### [WRITTEN EXERCISE]
Collect each line of the entries that holds the string "this".

### [DATA SUPPLIED]
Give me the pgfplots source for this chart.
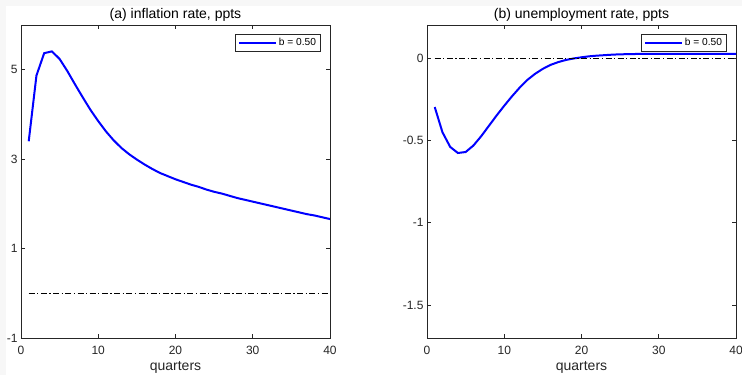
\documentclass[border=0pt]{standalone}
\usepackage{pgfplots}
\pgfplotsset{compat=1.18}
\usepackage{fontspec}
\setmainfont{Liberation Sans}
\definecolor{axgray}{rgb}{0.15,0.15,0.15}
\definecolor{bgout}{RGB}{247,247,247}
\pgfplotsset{
  myax/.style={
    scale only axis, width=309pt, height=313pt,
    xmin=0, xmax=40, xtick={0,10,20,30,40},
    axis line style={axgray, line width=0.7pt},
    tick style={axgray, line width=0.7pt},
    tick align=inside, major tick length=4pt,
    ticklabel style={font=\fontsize{12}{14}\selectfont, text=axgray},
    xticklabel style={anchor=center, yshift=-12.5pt},
    /pgf/number format/assume math mode=true,
    xlabel={quarters}, xlabel style={font=\fontsize{14}{16}\selectfont, text=axgray, at={(axis description cs:0.5,0)}, anchor=center, yshift=-29pt},
    title style={font=\fontsize{14}{16}\selectfont, text=black, at={(axis description cs:0.5,1)}, anchor=center, yshift=4.5pt},
    legend style={font=\fontsize{10.2}{12}\selectfont, draw=axgray, line width=0.6pt, inner xsep=2.5pt, inner ysep=2.2pt, at={(0.9705,0.972)}, anchor=north east, legend cell align=left},
    legend image code/.code={\draw[blue, line width=2pt] (0cm,0cm) -- (1.3cm,0cm);},
    clip=true,
  }
}
\begin{document}
\begin{tikzpicture}
\useasboundingbox (-21pt,-37pt) rectangle (721pt,338pt);
\fill[bgout] (-21pt,-37pt) rectangle (721pt,338pt);
\fill[white] (-15pt,-37pt) rectangle (721pt,332pt);
\begin{axis}[myax, at={(0pt,0pt)}, anchor=south west,
  ymin=-1, ymax=6, ytick={-1,1,3,5},
  title={(a) inflation rate, ppts}]
\addplot[blue, line width=2pt] coordinates {
(1,3.40)(2,4.87)(3,5.37)(4,5.41)(5,5.24)(6,4.97)(7,4.67)(8,4.38)(9,4.10)(10,3.85)
(11,3.62)(12,3.42)(13,3.25)(14,3.11)(15,2.99)(16,2.88)(17,2.78)(18,2.69)(19,2.62)(20,2.55)
(21,2.49)(22,2.43)(23,2.38)(24,2.32)(25,2.27)(26,2.23)(27,2.18)(28,2.13)(29,2.09)(30,2.05)
(31,2.01)(32,1.97)(33,1.93)(34,1.89)(35,1.85)(36,1.81)(37,1.77)(38,1.74)(39,1.70)(40,1.66)};
\addlegendentry{b = 0.50}
\addplot[black, line width=0.8pt, dash pattern=on 6pt off 2.5pt on 1.2pt off 2.5pt, forget plot] coordinates {(1,0)(40,0)};
\end{axis}
\begin{axis}[myax, at={(406pt,0pt)}, anchor=south west,
  ymin=-1.7, ymax=0.2, ytick={-1.5,-1,-0.5,0},
  yticklabels={-1.5,-1,-0.5,0},
  title={(b) unemployment rate, ppts}]
\addplot[blue, line width=2pt] coordinates {
(1,-0.298)(2,-0.451)(3,-0.540)(4,-0.577)(5,-0.571)(6,-0.532)(7,-0.476)(8,-0.413)(9,-0.350)(10,-0.290)
(11,-0.233)(12,-0.180)(13,-0.133)(14,-0.096)(15,-0.066)(16,-0.042)(17,-0.025)(18,-0.012)(19,-0.003)(20,0.004)
(21,0.010)(22,0.014)(23,0.017)(24,0.020)(25,0.022)(26,0.023)(27,0.024)(28,0.025)(29,0.025)(30,0.025)
(31,0.025)(32,0.025)(33,0.025)(34,0.025)(35,0.025)(36,0.025)(37,0.025)(38,0.025)(39,0.025)(40,0.025)};
\addlegendentry{b = 0.50}
\addplot[black, line width=0.8pt, dash pattern=on 6pt off 2.5pt on 1.2pt off 2.5pt, forget plot] coordinates {(1,0)(40,0)};
\end{axis}
\end{tikzpicture}
\end{document}
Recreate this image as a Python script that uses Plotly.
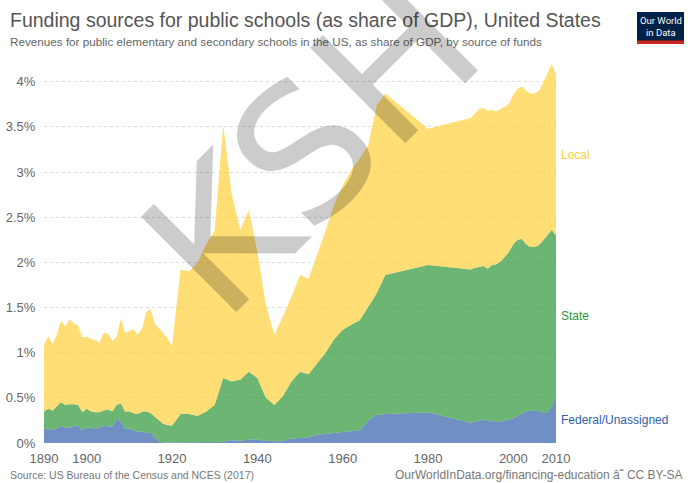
import plotly.graph_objects as go

# Revenues for public elementary and secondary schools, % of GDP, by source
years = [1890, 1891, 1892, 1893, 1894, 1895, 1896, 1897, 1898, 1899,
         1900, 1901, 1902, 1903, 1904, 1905, 1906, 1907, 1908, 1909,
         1910, 1911, 1912, 1913, 1914, 1915, 1916, 1917, 1918, 1919,
         1920, 1922, 1924, 1926, 1928, 1930, 1932, 1934, 1936, 1938,
         1940, 1942, 1944, 1946, 1948, 1950, 1952, 1954, 1956, 1958,
         1960, 1962, 1964, 1966, 1968, 1970, 1980, 1990, 1991, 1992,
         1993, 1994, 1995, 1996, 1997, 1998, 1999, 2000, 2001, 2002,
         2003, 2004, 2005, 2006, 2007, 2008, 2009, 2010]

federal = [0.155, 0.16, 0.145, 0.16, 0.19, 0.17, 0.17, 0.19, 0.19, 0.14,
           0.17, 0.17, 0.155, 0.17, 0.19, 0.185, 0.18, 0.26, 0.24, 0.155,
           0.16, 0.14, 0.125, 0.13, 0.11, 0.11, 0.06, 0.015, 0.005, 0.005,
           0.005, 0.005, 0.005, 0.005, 0.005, 0.01, 0.015, 0.03, 0.025, 0.04,
           0.04, 0.025, 0.02, 0.02, 0.05, 0.055, 0.06, 0.09, 0.10, 0.11,
           0.125, 0.13, 0.14, 0.25, 0.31, 0.32, 0.34, 0.225, 0.235, 0.25,
           0.26, 0.25, 0.24, 0.24, 0.235, 0.25, 0.26, 0.27, 0.30, 0.33,
           0.355, 0.36, 0.36, 0.355, 0.33, 0.34, 0.40, 0.52]

state = [0.195, 0.22, 0.215, 0.25, 0.26, 0.25, 0.26, 0.24, 0.23, 0.20,
         0.21, 0.18, 0.185, 0.17, 0.17, 0.185, 0.17, 0.16, 0.20, 0.195,
         0.19, 0.19, 0.195, 0.22, 0.24, 0.22, 0.23, 0.235, 0.205, 0.195,
         0.185, 0.315, 0.315, 0.295, 0.345, 0.41, 0.705, 0.65, 0.675, 0.75,
         0.68, 0.475, 0.40, 0.50, 0.63, 0.735, 0.70, 0.79, 0.90, 1.04,
         1.125, 1.18, 1.22, 1.26, 1.35, 1.54, 1.63, 1.695, 1.705, 1.70,
         1.70, 1.68, 1.73, 1.74, 1.775, 1.81, 1.86, 1.93, 1.95, 1.93,
         1.845, 1.81, 1.81, 1.835, 1.91, 1.96, 1.96, 1.78]

local = [0.74, 0.80, 0.74, 0.79, 0.90, 0.87, 0.94, 0.89, 0.88, 0.83,
         0.80, 0.80, 0.80, 0.77, 0.86, 0.84, 0.78, 0.75, 0.94, 0.87,
         0.89, 0.93, 0.88, 0.92, 1.10, 1.15, 1.03, 1.02, 1.01, 0.96,
         0.88, 1.60, 1.58, 1.70, 1.85, 1.93, 2.80, 2.08, 1.66, 1.79,
         1.40, 1.03, 0.78, 0.88, 0.94, 1.07, 1.06, 1.20, 1.35, 1.49,
         1.60, 1.71, 1.79, 1.79, 2.08, 2.01, 1.51, 1.68, 1.71, 1.75,
         1.75, 1.75, 1.72, 1.69, 1.69, 1.66, 1.64, 1.66, 1.67, 1.69,
         1.70, 1.70, 1.70, 1.71, 1.75, 1.80, 1.84, 1.78]

series_names = ["Federal/Unassigned", "State", "Local"]
series_values = [federal, state, local]
base_colors = ["#3360a9", "#2e9537", "#fed03b"]
fill_colors = ["rgba(51,96,169,0.7)", "rgba(46,149,55,0.7)", "rgba(254,208,59,0.7)"]

x_ticks = [1890, 1900, 1920, 1940, 1960, 1980, 2000, 2010]
y_ticks = [0, 0.5, 1, 1.5, 2, 2.5, 3, 3.5, 4]
y_tick_text = ["0%", "0.5%", "1%", "1.5%", "2%", "2.5%", "3%", "3.5%", "4%"]

title = "Funding sources for public schools (as share of GDP), United States"
subtitle = ("Revenues for public elementary and secondary schools in the US, "
            "as share of GDP, by source of funds")
source = "Source: US Bureau of the Census and NCES (2017)"
credit = "OurWorldInData.org/financing-education â˜ CC BY-SA"

W, H = 688, 483
ML, MR, MT, MB = 44, 132, 62, 40
PW, PH = W - ML - MR, H - MT - MB
FONT = "Liberation Sans, Arial, Helvetica, sans-serif"


def px(x):
    return (x - ML) / PW


def py(y):
    return (H - MB - y) / PH


fig = go.Figure()
for name, vals, fc in zip(series_names, series_values, fill_colors):
    fig.add_trace(go.Scatter(
        x=years, y=vals, name=name, stackgroup="one",
        mode="lines", line=dict(width=0), fillcolor=fc,
        hoverinfo="x+y+name",
    ))

annotations = []

# series labels at the middle of each band in the final year
running = 0.0
for name, vals, col in zip(series_names, series_values, base_colors):
    mid = running + vals[-1] / 2
    running += vals[-1]
    annotations.append(dict(
        x=years[-1], y=mid, xref="x", yref="y", text=name, showarrow=False,
        xanchor="left", yanchor="middle", xshift=3,
        font=dict(family=FONT, size=12, color=col),
    ))

annotations += [
    dict(x=px(8), y=py(20), xref="paper", yref="paper", text=title,
         showarrow=False, xanchor="left", yanchor="middle",
         font=dict(family=FONT, size=19.5, color="#555555")),
    dict(x=px(8), y=py(42), xref="paper", yref="paper", text=subtitle,
         showarrow=False, xanchor="left", yanchor="middle",
         font=dict(family=FONT, size=11.7, color="#666666")),
    dict(x=px(8), y=py(475), xref="paper", yref="paper", text=source,
         showarrow=False, xanchor="left", yanchor="middle",
         font=dict(family=FONT, size=10.5, color="#777777")),
    dict(x=px(684), y=py(475), xref="paper", yref="paper", text=credit,
         showarrow=False, xanchor="right", yanchor="middle",
         font=dict(family=FONT, size=12, color="#777777")),
    # logo text
    dict(x=px(660.5), y=py(20.5), xref="paper", yref="paper", text="Our World",
         showarrow=False, xanchor="center", yanchor="middle",
         font=dict(family="Roboto, " + FONT, size=9.5, color="white")),
    dict(x=px(660.5), y=py(32.5), xref="paper", yref="paper", text="in Data",
         showarrow=False, xanchor="center", yanchor="middle",
         font=dict(family="Roboto, " + FONT, size=9.5, color="white")),
    # watermark
    dict(x=px(312), y=py(146), xref="paper", yref="paper", text="KSH",
         showarrow=False, xanchor="center", yanchor="middle", textangle=-45,
         font=dict(family="DejaVu Sans, sans-serif", size=185,
                   color="rgba(0,0,0,0.2)")),
]

shapes = [
    dict(type="rect", xref="paper", yref="paper",
         x0=px(637), x1=px(684), y0=py(44), y1=py(12),
         fillcolor="#002147", line=dict(width=0), layer="above"),
    dict(type="rect", xref="paper", yref="paper",
         x0=px(637), x1=px(684), y0=py(44), y1=py(40.5),
         fillcolor="#ce261e", line=dict(width=0), layer="above"),
]

fig.update_layout(
    width=W, height=H,
    margin=dict(l=ML, r=MR, t=MT, b=MB, pad=0),
    paper_bgcolor="white", plot_bgcolor="white",
    showlegend=False,
    font=dict(family=FONT, color="#666666"),
    annotations=annotations, shapes=shapes,
    xaxis=dict(
        range=[1890, 2010], tickvals=x_ticks, ticktext=[str(v) for v in x_ticks],
        showgrid=False, zeroline=False, showline=False, automargin=False,
        ticks="outside", ticklen=3, tickcolor="rgba(0,0,0,0)",
        tickfont=dict(family=FONT, size=13, color="#666666"),
    ),
    yaxis=dict(
        range=[0, 4.219], tickvals=y_ticks, ticktext=y_tick_text,
        showgrid=True, gridcolor="#dddddd", griddash="3px,3px", gridwidth=1,
        zeroline=False, showline=False, automargin=False,
        ticks="outside", ticklen=5, tickcolor="rgba(0,0,0,0)",
        tickfont=dict(family=FONT, size=13, color="#666666"),
    ),
)

fig.write_html("out.html")
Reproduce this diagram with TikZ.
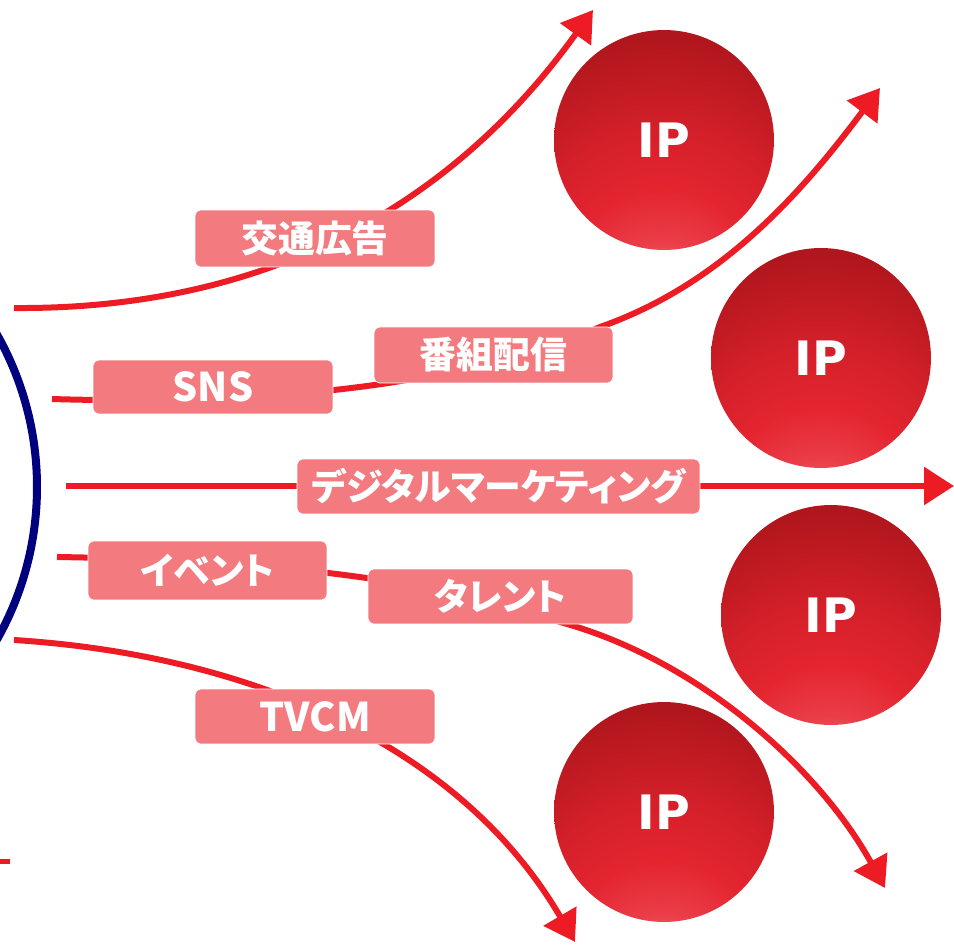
\documentclass[tikz,border=0pt]{standalone}
\usepackage{fontspec}
\newfontfamily\jpfont{Noto Sans CJK JP}[RawFeature={+palt}]
\newfontfamily\ipfont{DejaVu Sans}
\usetikzlibrary{arrows.meta}
\definecolor{navyarc}{HTML}{00007F}
\definecolor{redline}{HTML}{ED1C24}
\definecolor{lblfill}{HTML}{F37A7E}
\definecolor{ipc0}{HTML}{F5939B}
\definecolor{ipc1}{HTML}{F07A85}
\definecolor{ipc2}{HTML}{EA3D48}
\definecolor{ipc3}{HTML}{E42530}
\definecolor{ipc4}{HTML}{D4202A}
\definecolor{ipc5}{HTML}{BC1920}
\definecolor{ipc6}{HTML}{A3131A}
\pgfdeclarelayer{bg}
\pgfsetlayers{bg,main}
\pgfdeclareradialshading{ipball}{\pgfpoint{0bp}{-45bp}}{color(0bp)=(ipc0); color(7bp)=(ipc1); color(15bp)=(ipc2); color(23bp)=(ipc3); color(32bp)=(ipc4); color(42bp)=(ipc5); color(52bp)=(ipc6); color(95bp)=(ipc6)}
\tikzset{
  redln/.style={draw=redline, line width=0.12cm},
  arrowed/.style={-{Triangle[length=0.6cm,width=0.74cm]}},
  lbl/.style={fill=lblfill, draw=white, line width=0.4pt, rounded corners=0.11cm, text=white,
    font=\jpfont\bfseries\fontsize{21pt}{24pt}\selectfont, inner sep=0pt, align=center},
  latinlbl/.style={font=\jpfont\bfseries\fontsize{22.5pt}{24pt}\selectfont},
  ipball/.style={circle, shading=ipball, minimum size=4.4cm, inner sep=0pt, text=white,
    font=\ipfont\bfseries\fontsize{27pt}{30pt}\selectfont},
}
\begin{document}
\begin{tikzpicture}[x=0.02cm,y=-0.02cm]
\useasboundingbox (0,0) rectangle (954,946);
\begin{scope}
  \clip (0,0) rectangle (954,946);
  \draw[navyarc, line width=0.16cm] (-273,487) circle[radius=310];
\end{scope}

% IP balls
\node[ipball] (ip1) at (664,140) {IP};
\node[ipball] (ip2) at (821,358) {IP};
\node[ipball] (ip3) at (831,615) {IP};
\node[ipball] (ip4) at (664,812) {IP};

% labels
\node[lbl, minimum width=4.8cm, minimum height=1.14cm] (kotsu) at (315,238.5) {交通広告};
\node[lbl, latinlbl, minimum width=4.8cm, minimum height=1.08cm] (sns) at (213,387) {SNS};
\node[lbl, minimum width=4.78cm, minimum height=1.12cm] (bangumi) at (493.5,355) {番組配信};
\node[lbl, minimum width=8.06cm, minimum height=1.1cm] (digital) at (498.5,486.5) {デジタルマーケティング};
\node[lbl, minimum width=4.78cm, minimum height=1.18cm] (event) at (207.5,570.5) {イベント};
\node[lbl, minimum width=5.3cm, minimum height=1.1cm] (talent) at (500.5,596.5) {タレント};
\node[lbl, latinlbl, minimum width=4.8cm, minimum height=1.1cm] (tvcm) at (315,716.5) {TVCM};

% connector end points
\coordinate (s1) at (14,308);
\coordinate (e1) at (593,10);
\coordinate (s2) at (52,399);
\coordinate (m2) at (600,327);
\coordinate (e2) at (880,88);
\coordinate (s3) at (66,486);
\coordinate (e3) at (954,486);
\coordinate (s4) at (57,557);
\coordinate (m4) at (560,622);
\coordinate (e4) at (885,888);
\coordinate (s5) at (14,640);
\coordinate (e5) at (575,942);
\coordinate (s6) at (0,861);
\coordinate (e6) at (10,861);

\begin{pgfonlayer}{bg}
  \draw[redln, arrowed] (s1) .. controls (280,310) and (460,195) .. (e1);
  \draw[redln, arrowed] (s2) .. controls (250,405) and (450,390) .. (m2)
                             .. controls (720,285) and (800,195) .. (e2);
  \draw[redln, arrowed] (s3) -- (e3);
  \draw[redln, arrowed] (s4) .. controls (250,560) and (420,575) .. (m4)
                             .. controls (700,660) and (820,770) .. (e4);
  \draw[redln, arrowed] (s5) .. controls (250,655) and (460,745) .. (e5);
  \draw[draw=redline, line width=0.1cm] (s6) -- (e6);
\end{pgfonlayer}
\end{tikzpicture}
\end{document}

### [COMPLETED EXERCISE]
Give me the pgfplots source for this chart.
Recreate this image as a Python script that uses Plotly.
Reproduce this diagram with TikZ.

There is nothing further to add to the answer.